Charente-Maritime oysters, bouchot mussels, shellfish and crustaceans: savour seafood during your getaway to La Rochelle! Give in to the temptation of fabulous seafood to get your fill of salt air and vitamins.
Tasting oysters in La Rochelle
An essential culinary speciality of Charente-Maritime, oysters remain an exceptional dish to savour in winter. On the market stalls, in the restaurant or in an oyster bar overlooking the sea, give in to the temptation of an oyster tasting in La Rochelle!
The Charente Maritime oyster, a product of true character
A true gourmet brand, the Charente Maritime Oyster or "HCM Oyster" is a unique product born out of ancestral know-how. It’s cultivated at sea over more than 2,500 hectares of oyster beds that stretch away from La Rochelle between the islands of Ré, Aix and Oléron. Did you know that two to three years of growing are required before you can taste an oyster from the open sea?

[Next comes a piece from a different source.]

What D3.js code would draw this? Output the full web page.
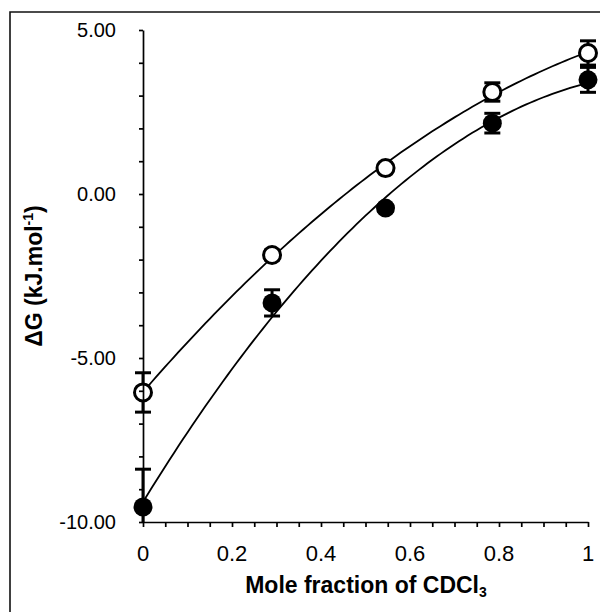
<!DOCTYPE html>
<html><head><meta charset="utf-8">
<script src="https://cdn.jsdelivr.net/npm/d3@7"></script>
<style>html,body{margin:0;padding:0;background:#fff;}svg{display:block;}</style>
</head><body>
<script>
// ---- data ----
const xValues = [0, 0.29, 0.545, 0.785, 1];
const openValues = [-6.05, -1.86, 0.79, 3.11, 4.30];
const openErrors = [0.6, 0.15, 0.1, 0.28, 0.37];
const filledValues = [-9.54, -3.32, -0.43, 2.16, 3.48];
const filledErrors = [1.15, 0.4, 0.1, 0.3, 0.38];
const yTickValues = [-10, -5, 0, 5];
const yTickLabels = ["-10.00", "-5.00", "0.00", "5.00"];
const xTickValues = [0, 0.2, 0.4, 0.6, 0.8, 1];
const xTickLabels = ["0", "0.2", "0.4", "0.6", "0.8", "1"];

const W = 600, H = 612;
const svg = d3.select("body").append("svg").attr("width", W).attr("height", H);
const x = d3.scaleLinear().domain([0, 1]).range([143, 588]);
const y = d3.scaleLinear().domain([-10, 5]).range([522, 30]);
const font = "'Liberation Sans', Arial, Helvetica, sans-serif";

// frame (top & left)
svg.append("path").attr("d", "M10,612V12H600").attr("fill", "none").attr("stroke", "#111").attr("stroke-width", 1.6);

// quadratic least squares fit
function quadFit(xs, ys) {
  let S = [[0,0,0],[0,0,0],[0,0,0]], T = [0,0,0];
  xs.forEach((xv, i) => {
    const p = [1, xv, xv*xv];
    for (let r = 0; r < 3; r++) { T[r] += p[r]*ys[i]; for (let c = 0; c < 3; c++) S[r][c] += p[r]*p[c]; }
  });
  const A = S.map((row, i) => row.concat([T[i]]));
  for (let i = 0; i < 3; i++) {
    for (let k = i+1; k < 3; k++) {
      const f = A[k][i]/A[i][i];
      for (let j = i; j < 4; j++) A[k][j] -= f*A[i][j];
    }
  }
  const c = [0,0,0];
  for (let i = 2; i >= 0; i--) {
    let s = A[i][3];
    for (let j = i+1; j < 3; j++) s -= A[i][j]*c[j];
    c[i] = s/A[i][i];
  }
  return xv => c[0] + c[1]*xv + c[2]*xv*xv;
}

svg.append("defs").append("clipPath").attr("id", "clip")
  .append("rect").attr("x", 100).attr("y", 0).attr("width", 500).attr("height", 522);

const plot = svg.append("g").attr("clip-path", "url(#clip)");
const line = d3.line().x(d => x(d[0])).y(d => y(d[1]));
const grid = d3.range(0, 1.0001, 0.01);
[openValues, filledValues].forEach(vals => {
  const f = quadFit(xValues, vals);
  plot.append("path").datum(grid.map(g => [g, f(g)]))
    .attr("d", line).attr("fill", "none").attr("stroke", "#000").attr("stroke-width", 1.8);
});

// error bars
function errBars(vals, errs) {
  const g = plot.append("g").attr("stroke", "#000").attr("stroke-width", 3);
  xValues.forEach((xv, i) => {
    const cx = x(xv), y1 = y(vals[i] + errs[i]), y2 = y(vals[i] - errs[i]);
    g.append("line").attr("x1", cx).attr("x2", cx).attr("y1", y1).attr("y2", y2);
    g.append("line").attr("x1", cx-8).attr("x2", cx+8).attr("y1", y1).attr("y2", y1);
    g.append("line").attr("x1", cx-8).attr("x2", cx+8).attr("y1", y2).attr("y2", y2);
  });
}
errBars(openValues, openErrors);
errBars(filledValues, filledErrors);

plot.append("g").selectAll("circle").data(xValues).join("circle")
  .attr("cx", d => x(d)).attr("cy", (d, i) => y(openValues[i])).attr("r", 8.5)
  .attr("fill", "#fff").attr("stroke", "#000").attr("stroke-width", 3);
plot.append("g").selectAll("circle").data(xValues).join("circle")
  .attr("cx", d => x(d)).attr("cy", (d, i) => y(filledValues[i])).attr("r", 9.5)
  .attr("fill", "#000");

// axes
const yAxis = d3.axisLeft(y).tickValues(d3.range(-10, 5.001, 1)).tickSize(4).tickSizeOuter(0).tickFormat("");
const gy = svg.append("g").attr("transform", "translate(143,0)").call(yAxis);
const xAxis = d3.axisBottom(x).tickValues(d3.range(0, 1.0001, 0.05)).tickSize(5).tickSizeOuter(0).tickFormat("");
const gx = svg.append("g").attr("transform", "translate(0,522)").call(xAxis);
[gx, gy].forEach(g => { g.selectAll("path,line").attr("stroke", "#000").attr("stroke-width", 1.7); });

// tick labels
svg.append("g").selectAll("text").data(yTickValues).join("text")
  .attr("x", 116).attr("y", d => y(d)).attr("dy", "0.36em").attr("text-anchor", "end")
  .attr("font-family", font).attr("font-size", 20).attr("fill", "#000")
  .text((d, i) => yTickLabels[i]);
svg.append("g").selectAll("text").data(xTickValues).join("text")
  .attr("x", d => x(d)).attr("y", 561).attr("text-anchor", "middle")
  .attr("font-family", font).attr("font-size", 22).attr("fill", "#000")
  .text((d, i) => xTickLabels[i]);

// axis titles
const xt = svg.append("text").attr("x", 366).attr("y", 593).attr("text-anchor", "middle")
  .attr("font-family", font).attr("font-size", 23).attr("font-weight", "bold").attr("fill", "#000");
xt.append("tspan").text("Mole fraction of CDCl");
xt.append("tspan").attr("font-size", 14).attr("dy", 4).text("3");

const yt = svg.append("text").attr("transform", "translate(42,276) rotate(-90)").attr("text-anchor", "middle")
  .attr("font-family", font).attr("font-size", 23).attr("font-weight", "bold").attr("fill", "#000");
yt.append("tspan").text("ΔG (kJ.mol");
yt.append("tspan").attr("font-size", 14).attr("dy", -9).text("-1");
yt.append("tspan").attr("dy", 9).text(")");
</script>
</body></html>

How to taste an oyster, or cook it? Check out all our tips to become an oyster expert in La Rochelle!
The oyster-farming landscapes around La Rochelle
Why not take the opportunity to discover the oyster-farming sites near La Rochelle? Take time to contemplate the charm and authenticity of the small traditional ports of the La Rochelle urban area :
- At low tide, a stroll through the small port of Plomb in l’Houmeau promises an unobstructed view of the oyster beds of Île de Ré, where you can watch the comings and goings of the oyster barges.
- Surrounded by nets, the port of La Pelle in Marsilly remains an authentic place to buy oysters direct from the producer or taste them facing the sea.
- The path going from the port of Loiron in Angoulins to Aytré Beach has a picturesque atmosphere with its small huts that bear witness to the old oyster farming activity.
Where can you find an oyster farmer in La Rochelle with an oyster tasting hut?
Give in to the temptation of an oyster tasting direct from the producer. From Aiguillon Bay to Yves Bay, you can find various oyster establishments with tasting huts.
Feast on bouchot mussels
Mussel season is in the summer! A family dish par excellence, mussels will delight the taste buds of young and old alike. Moules marinière, in mouclade, with or without chips or cooked in their shell – they can be enjoyed in a thousand and one different ways! But one thing is certain: here, people eat locally by choosing mussels from La Rochelle.
Bouchot mussel – what’s that?
The bouchot mussel takes its name from the wooden stakes planted on the foreshore used to grow them. This traditional breeding method consists of collecting the spat on hemp ropes which are then wrapped around the famous bouchots (mussel posts). The mussels grow there within a year, from winter to the following spring. That means they’re ready to be enjoyed at the start of summer.
La Charron, an exceptional mussel
It’s north of La Rochelle in the Aiguillon Bay, at the confluence of the salty waters of the Atlantic and the fresh waters of the Poitevin marsh, that an exceptional mussel called "La Charron" is cultivated. Only the towns of Marsilly, Esnandes, Charron (La Rochelle Agglomeration) and Aiguillon-sur-Mer in Vendée are entitled to use the appellation.
A nature walk through the heart of mussel farming tradition between Esnandes and Marsilly
You can also follow a Terra Aventura route in La Rochelle: "À la cache aux moules". Located in the village of Boucholeurs in Châtelaillon-Plage, this hour-long walk promises a joyful 3 km outing.
Savour a seafood platter
While the oyster remains one of the flagship shellfish on a seafood platter, its composition depends on both the season and the arrival of shellfish at the auction.
The shellfish of the La Rochelle coastline
Winter is the season for cockles, periwinkles, scallops and clams. These delicious shellfish will also appeal to shore fishing enthusiasts. The unmissable whelk on the seafood platter is eaten almost all year round.